Mathematical Physics Group

Department of Mathematics "G. Peano"

Seminars 2025-26

The seminars begin at 2.30pm if not stated otherwise.

Organizers: A. Pittelli, L. Ruggeri

Oct 9th: Ji Hoon Lee (ETH) - Aula S

Title: AdS3 quantum gravity and finite N chiral primaries 

Abstract: We suggest a bulk explanation for the stringy exclusion principle in AdS3 duals of symmetric orbifold CFTs at finite N. In this context, a sum over one-loop partition functions of an infinite set of bulk geometries that are asymptotic to AdS3 x S3 x T4 or K3 will be shown to reproduce the integer spectrum of chiral primaries in the symmetric orbifold of T4 or K3 at finite N. 

Oct 16th: Ohad Mamroud (SISSA) - Aula C

Title: Branes in the superconformal index 

Abstract: I'll discuss the superconformal index of N=4 SU(N) super Yang-Mills and its holographic interpretation as the partition function of type IIB string theory on AdS_5 x S^5. The latter contains various gravitational saddles, such as Euclidean black holes and orbifolds thereof.
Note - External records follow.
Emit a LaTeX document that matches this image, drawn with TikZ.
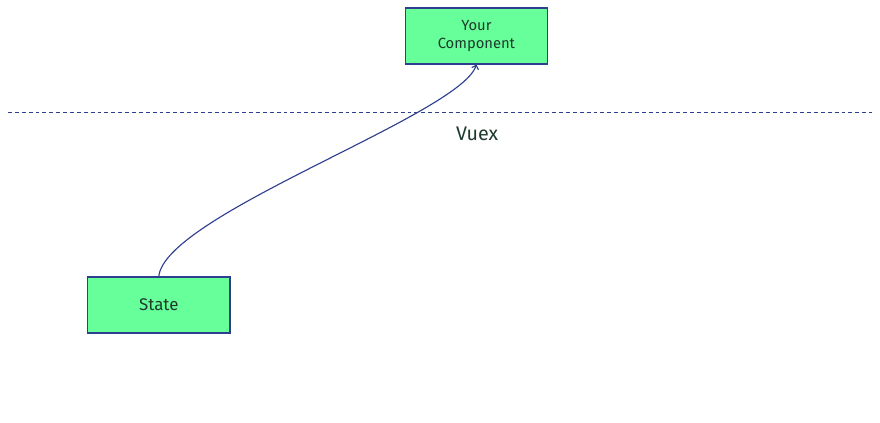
\documentclass[tikz,border=0pt]{standalone}
\usepackage{tikz}
\usepackage{xcolor}
\usepackage{fontspec}
\setmainfont{Fira Sans}
\usetikzlibrary{arrows.meta}
\definecolor{boxgreen}{HTML}{66FF99}
\definecolor{edgeblue}{HTML}{2E3F8F}
\definecolor{inkgreen}{HTML}{1E3A2C}

\begin{document}
	\begin{tikzpicture}[
			box/.style={draw=edgeblue,fill=boxgreen,line width=0.8pt,minimum width=3.56cm,minimum height=1.4cm,align=center,text=inkgreen,font=\fontsize{10.5}{12.5}\selectfont}
		]
		\useasboundingbox [fill=white] (0,0) rectangle (22,10.55);
		%
		\node [box] (comp) at (11.91,9.65) {Your\\Component};
		\node [box,font=\fontsize{12}{14}\selectfont] (state) at (3.97,2.925) {State};
		%
		\coordinate (vleft) at (0.2,7.75);
		\coordinate (vright) at (21.8,7.75);
		\draw [edgeblue,line width=0.7pt,dash pattern=on 2.8pt off 2.1pt] (vleft) -- (vright);
		\node [text=inkgreen,font=\fontsize{14}{16}\selectfont] (vuex) at (11.93,7.2) {Vuex};
		%
		\draw [edgeblue,line width=0.8pt,-{Straight Barb[length=2.5pt,width=5pt]}] (state.north) .. controls (4.12,5.18) and (11.5,7.68) .. (comp.south);
	\end{tikzpicture}
\end{document}
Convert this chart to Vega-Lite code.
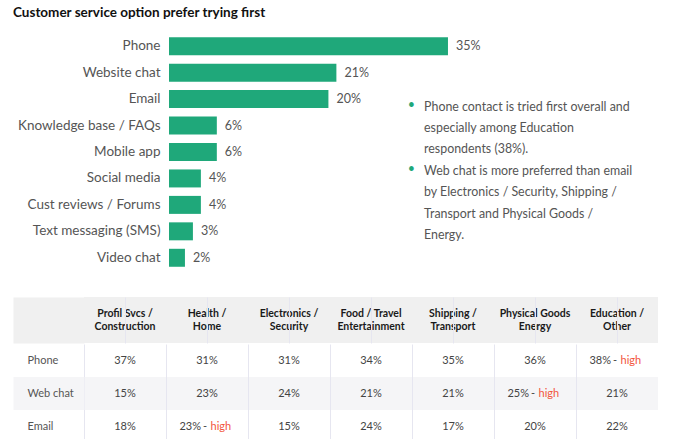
{
  "$schema": "https://vega.github.io/schema/vega-lite/v6.json",
  "padding": {"left": -10, "top": 5, "right": 5, "bottom": 0},
  "background": "white",
  "title": {"text": "Customer service option prefer trying first", "anchor": "start", "fontSize": 13.5, "fontWeight": "bold", "color": "#111111", "font": "Lato", "offset": 14, "dx": 23},
  "config": {"view": {"stroke": null}, "font": "Lato", "axis": {"labelFont": "Lato"}},
  "datasets": {
    "options": [
      {"option": "Phone", "pct": 0.35},
      {"option": "Website chat", "pct": 0.21},
      {"option": "Email", "pct": 0.20},
      {"option": "Knowledge base / FAQs", "pct": 0.06},
      {"option": "Mobile app", "pct": 0.06},
      {"option": "Social media", "pct": 0.04},
      {"option": "Cust reviews / Forums", "pct": 0.04},
      {"option": "Text messaging (SMS)", "pct": 0.03},
      {"option": "Video chat", "pct": 0.02}
    ],
    "segs": [
      {"seg": "Profil Svcs / Construction", "l1": "Profil Svcs /", "l2": "Construction"},
      {"seg": "Health / Home", "l1": "Health /", "l2": "Home"},
      {"seg": "Electronics / Security", "l1": "Electronics /", "l2": "Security"},
      {"seg": "Food / Travel Entertainment", "l1": "Food / Travel", "l2": "Entertainment"},
      {"seg": "Shipping / Transport", "l1": "Shipping /", "l2": "Transport"},
      {"seg": "Physical Goods Energy", "l1": "Physical Goods", "l2": "Energy"},
      {"seg": "Education / Other", "l1": "Education /", "l2": "Other"}
    ],
    "cells": [
      {"seg": "Profil Svcs / Construction", "row": "Phone", "pct": 0.37, "high": false},
      {"seg": "Profil Svcs / Construction", "row": "Web chat", "pct": 0.15, "high": false},
      {"seg": "Profil Svcs / Construction", "row": "Email", "pct": 0.18, "high": false},
      {"seg": "Health / Home", "row": "Phone", "pct": 0.31, "high": false},
      {"seg": "Health / Home", "row": "Web chat", "pct": 0.23, "high": false},
      {"seg": "Health / Home", "row": "Email", "pct": 0.23, "high": true},
      {"seg": "Electronics / Security", "row": "Phone", "pct": 0.31, "high": false},
      {"seg": "Electronics / Security", "row": "Web chat", "pct": 0.24, "high": false},
      {"seg": "Electronics / Security", "row": "Email", "pct": 0.15, "high": false},
      {"seg": "Food / Travel Entertainment", "row": "Phone", "pct": 0.34, "high": false},
      {"seg": "Food / Travel Entertainment", "row": "Web chat", "pct": 0.21, "high": false},
      {"seg": "Food / Travel Entertainment", "row": "Email", "pct": 0.24, "high": false},
      {"seg": "Shipping / Transport", "row": "Phone", "pct": 0.35, "high": false},
      {"seg": "Shipping / Transport", "row": "Web chat", "pct": 0.21, "high": false},
      {"seg": "Shipping / Transport", "row": "Email", "pct": 0.17, "high": false},
      {"seg": "Physical Goods Energy", "row": "Phone", "pct": 0.36, "high": false},
      {"seg": "Physical Goods Energy", "row": "Web chat", "pct": 0.25, "high": true},
      {"seg": "Physical Goods Energy", "row": "Email", "pct": 0.20, "high": false},
      {"seg": "Education / Other", "row": "Phone", "pct": 0.38, "high": true},
      {"seg": "Education / Other", "row": "Web chat", "pct": 0.21, "high": false},
      {"seg": "Education / Other", "row": "Email", "pct": 0.22, "high": false}
    ]
  },
  "spacing": 26,
  "vconcat": [
    {
      "width": 574,
      "height": 238,
      "data": {"name": "options"},
      "layer": [
        {
          "mark": {"type": "bar", "color": "#1fa87a"},
          "encoding": {
            "y": {"field": "option", "type": "nominal", "sort": null,
              "scale": {"paddingInner": 0.32, "paddingOuter": 0.16},
              "axis": {"title": null, "ticks": false, "domain": false, "labelPadding": -76, "labelFontSize": 13.5, "labelColor": "#555555", "minExtent": 71, "maxExtent": 71}},
            "x": {"field": "pct", "type": "quantitative", "scale": {"domain": [-0.10665, 0.6135], "nice": false, "zero": false}, "axis": null}
          }
        },
        {
          "mark": {"type": "text", "align": "left", "dx": 8, "fontSize": 12.5, "color": "#555555"},
          "encoding": {
            "y": {"field": "option", "type": "nominal", "sort": null},
            "x": {"field": "pct", "type": "quantitative", "axis": null},
            "text": {"field": "pct", "type": "quantitative", "format": ".0%"}
          }
        },
        {
          "data": {"values": [{"b": "•"}]},
          "mark": {"type": "text", "align": "center", "baseline": "alphabetic", "fontSize": 12.5, "color": "#1fa87a", "dy": 10},
          "encoding": {
            "x": {"datum": 0.304, "type": "quantitative", "axis": null},
            "y": {"datum": "Email", "type": "nominal"},
            "text": {"field": "b"}
          }
        },
        {
          "data": {"values": [{"b": "•"}]},
          "mark": {"type": "text", "align": "center", "baseline": "alphabetic", "fontSize": 12.5, "color": "#1fa87a", "dy": 74.2},
          "encoding": {
            "x": {"datum": 0.304, "type": "quantitative", "axis": null},
            "y": {"datum": "Email", "type": "nominal"},
            "text": {"field": "b"}
          }
        },
        {
          "data": {"values": [{"t": ["Phone contact is tried first overall and", "especially among Education", "respondents (38%).", "Web chat is more preferred than email", "by Electronics / Security, Shipping /", "Transport and Physical Goods /", "Energy."]}]},
          "mark": {"type": "text", "align": "left", "baseline": "alphabetic", "fontSize": 12.4, "lineHeight": 21.4, "color": "#555555", "dy": 11.5},
          "encoding": {
            "x": {"datum": 0.32, "type": "quantitative", "axis": null},
            "y": {"datum": "Email", "type": "nominal"},
            "text": {"field": "t"}
          }
        }
      ]
    },
    {
      "spacing": 0,
      "resolve": {"scale": {"x": "independent", "y": "independent"}},
      "vconcat": [
        {
          "width": 574,
          "height": 46,
          "view": {"fill": "#f0f0f0", "stroke": null},
          "data": {"name": "segs"},
          "encoding": {
            "x": {"field": "seg", "type": "nominal", "sort": null,
              "scale": {"paddingInner": 0, "paddingOuter": 0},
              "axis": {"title": null, "labels": false, "ticks": false, "domain": false, "grid": true, "gridColor": "#e6e6f0", "bandPosition": 0, "zindex": 1}},
            "y": {"datum": "header", "type": "nominal",
              "scale": {"paddingInner": 0, "paddingOuter": 0},
              "axis": {"title": null, "labels": false, "domain": false, "ticks": true, "tickSize": 71, "tickWidth": 46, "tickColor": "#f0f0f0", "grid": false}}
          },
          "layer": [
            {"mark": {"type": "text", "fontWeight": "bold", "fontSize": 10.5, "color": "#1a1a1a", "dy": -6.5}, "encoding": {"text": {"field": "l1"}}},
            {"mark": {"type": "text", "fontWeight": "bold", "fontSize": 10.5, "color": "#1a1a1a", "dy": 6.5}, "encoding": {"text": {"field": "l2"}}}
          ]
        },
        {
          "width": 574,
          "height": 99,
          "data": {"name": "cells"},
          "encoding": {
            "x": {"field": "seg", "type": "nominal",
              "sort": ["Profil Svcs / Construction", "Health / Home", "Electronics / Security", "Food / Travel Entertainment", "Shipping / Transport", "Physical Goods Energy", "Education / Other"],
              "scale": {"paddingInner": 0, "paddingOuter": 0},
              "axis": {"title": null, "labels": false, "ticks": false, "domain": false, "grid": true, "gridColor": "#e6e6f0", "bandPosition": 0, "zindex": 1}},
            "y": {"field": "row", "type": "nominal", "sort": ["Phone", "Web chat", "Email"],
              "scale": {"paddingInner": 0, "paddingOuter": 0},
              "axis": {"title": null, "domain": false, "ticks": true, "tickSize": 71, "tickWidth": 33,
                "tickColor": {"condition": {"test": "datum.value === 'Web chat'", "value": "#f5f5f7"}, "value": "transparent"},
                "labelAlign": "left", "labelPadding": -14, "labelFontSize": 11, "labelColor": "#555555", "grid": false, "minExtent": 71, "maxExtent": 71}}
          },
          "layer": [
            {"transform": [{"filter": "datum.row === 'Web chat'"}], "mark": {"type": "rect", "color": "#f5f5f7"}},
            {"transform": [{"filter": "!datum.high"}], "mark": {"type": "text", "fontSize": 11, "color": "#444444"}, "encoding": {"text": {"field": "pct", "type": "quantitative", "format": ".0%"}}},
            {"transform": [{"filter": "datum.high"}], "mark": {"type": "text", "align": "right", "dx": -6, "fontSize": 11, "color": "#444444"}, "encoding": {"text": {"field": "pct", "type": "quantitative", "format": ".0%"}}},
            {"transform": [{"filter": "datum.high"}], "mark": {"type": "text", "align": "center", "dx": -2, "fontSize": 11, "color": "#444444"}, "encoding": {"text": {"value": "-"}}},
            {"transform": [{"filter": "datum.high"}], "mark": {"type": "text", "align": "left", "dx": 3.5, "fontSize": 11, "color": "#f2553d"}, "encoding": {"text": {"value": "high"}}}
          ]
        }
      ]
    }
  ]
}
It also contains saddles with various SUSY branes on top of these backgrounds. I will identify these contributions within the superconformal index and explain the origin of the branes both in a Cardy-like limit (as eigenvalue instantons) and at large N (as certain continuous solutions in the Bethe Ansatz approach). This understanding allows us to suggest a connection between the branes and the orbifolds, and to better explain the phase diagram of the theory. 

Nov 6th: Claudio Dappiaggi (Pavia U.) - Aula C

Title: Scalar Quantum Field Theory on AdS spacetimes: Boundary conditions and Hadamard states

Abstract: We discuss the quantisation of a real, massive scalar field on the Poincaré patch of an anti–de Sitter (AdS) spacetime. Our goal is twofold. On the one hand, we aim to highlight the role of boundary conditions in the identification of the underlying fundamental solutions and in the construction of Hadamard state, two-point correlation functions with a prescribed singular structure that serve as the building blocks for a covariant formulation of Wick polynomials. On the other hand, we wish to discuss and comment on the open mathematical problems that arise in this setting, in particular by contrasting them with the globally hyperbolic case, where the quantisation procedure and the construction of Hadamard states are by now well understood and under full control.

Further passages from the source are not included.